For those of us brought up in the world of Southern evangelical Christianity, the themes and imagery of The Starling Girl are familiar ones. Obsession over purity. Sexuality as a deeply shameful element of humanity, meant only for marital procreation. Being “mindful” — allowing one’s thoughts to dwell only on holy things. Purity rings, courtship, baptism, fellowship meals, praise and worship.
For the uninitiated, however, the Southern evangelical Christianity depicted in The Starling Girl — specifically, Southern Christian fundamentalism — will look like a peculiar thing, perhaps even exaggerated or anachronistic. Indeed, until you catch a glimpse of one character’s smartphone, you might think the film is set decades in the past. But the world of The Starling Girl — misogynistic, repressed and emotionally twisted as it is — very much exists here in the 21st century.
Set in a fundamentalist Christian community in small-town Kentucky, The Starling Girl is the debut feature from writer-director Laurel Parmet. It’s also a showcase for some largely undersung talent. Viewers may recognize Eliza Scanlan (our lead, Jem Starling) from Little Women and HBO’s Sharp Objects, or Jimmi Simpson (her father Paul) from Westworld, or from his role as It’s Always Sunny in Philadelphia fan favorite Liam McPoyle. You might even recognize Wrenn Schmidt (Jem’s mother Heidi) if you’re a fan of Apple TV+’s For All Mankind. But by and large, these are very strong performers who, despite consistent work, haven’t gotten their due. And aside from the fact that they’re all uncommonly good-looking with toned physiques and cool hair, they’re very believable as a close-knit family of deeply repressed Bible-thumpers in rural Kentucky.

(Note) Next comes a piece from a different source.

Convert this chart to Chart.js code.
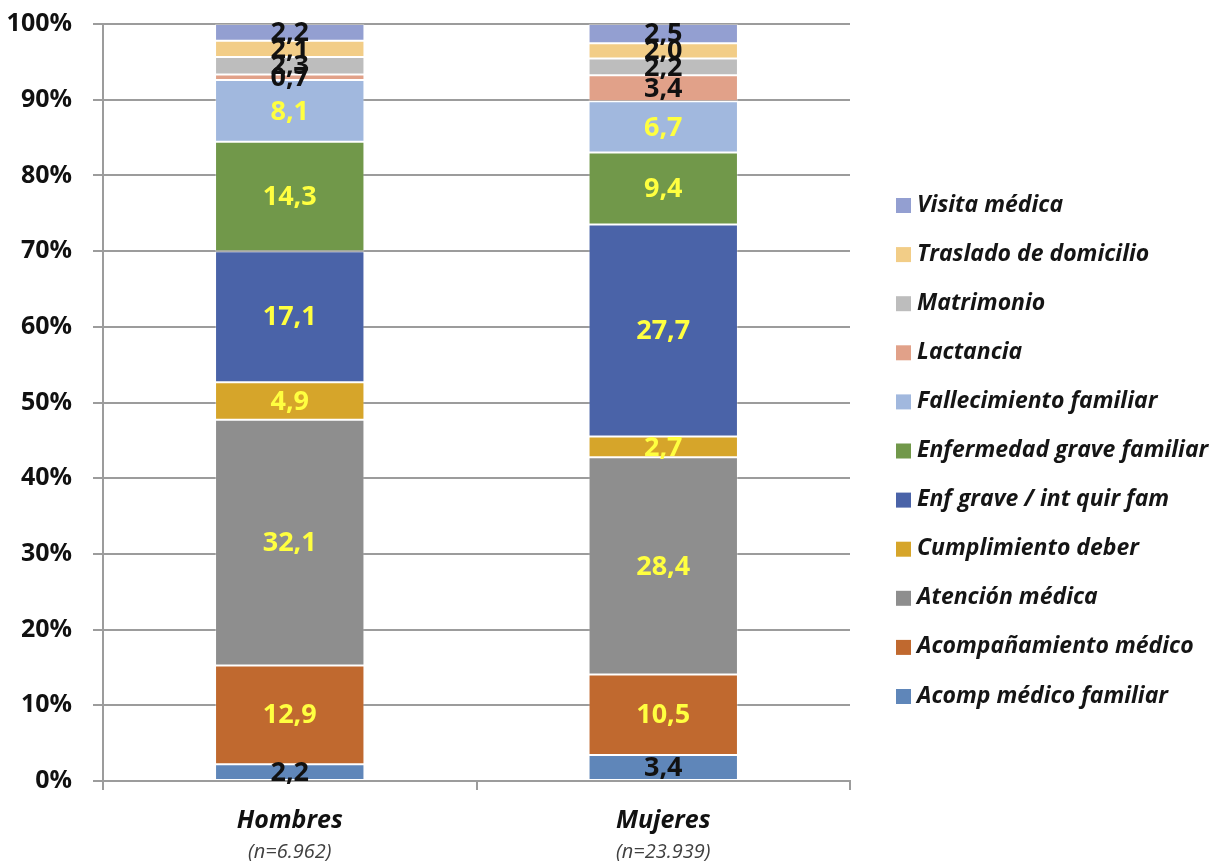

Jem is 17 and pious, plagued by both hormonal stirrings and a tremendous sense of shame. She’s in the church’s dance troupe (a pretty unthinkable form of worship for those of us from a Church of Christ background) and helps her mother with the housework and tending to her younger siblings. Of course, everyone has their vices. Mom slyly pops pills; Dad secretly swigs booze out in the garage while pining for his days as a secular musician. Into the mix comes late-20s youth pastor Owen (Bill Pullman’s son Lewis, also good-looking with great hair), a smoldering missionary who arrives with a troubled marriage and unorthodox ideas about spirituality.
The odd irony of sexual repression is just how much it turns everything sexual. When lust is a sin, every forbidden glance, every step in the slow, delicate dance of flirtation is that much more powerful and dangerous. And very quickly, Jem and Owen’s relationship transitions from seemingly innocuous May-December tension to something horrible and dark. Despite the fact that the age of consent in Kentucky is 16 (yikes) and the pair’s sexual relationship is technically legal, the power imbalance between the two is undeniable. Owen is charming and manipulative, couching every decision — no matter how self-serving — in the language of spirituality. It’s OK for them to be together, because he’s prayed on it. It’s fine that he’s cheating on his wife, because he now realizes that he misread God’s signs pointing the way toward his first marriage.
Ultimately, of course, it’s the young woman — the temptress, the harlot, the jezebel — who takes the blame among the Starlings’ congregation. There are a few more twists and turns in Parmet’s script, and the first-time director manages a pretty firm grasp of the tension-building required for a story like this one. Cinematographer Brian Lannin — who’s done some interesting work, largely in television — has fun with the bucolic setting, which is tranquil and gorgeous despite the sordid things happening within it.
The Starling Girl is not a fun film. And Parmet’s exploration of the movie’s central theme — the inherent misogyny of fundamentalism and, let’s be honest, culture at large — isn’t necessarily groundbreaking. But it is a rich film, and a dark one, and one that makes a point worth making as long as insular communities, or any communities, allow their young women to be preyed upon: Beware false prophets; beware dangerous men; beware the stories we tell young women to keep them in their place.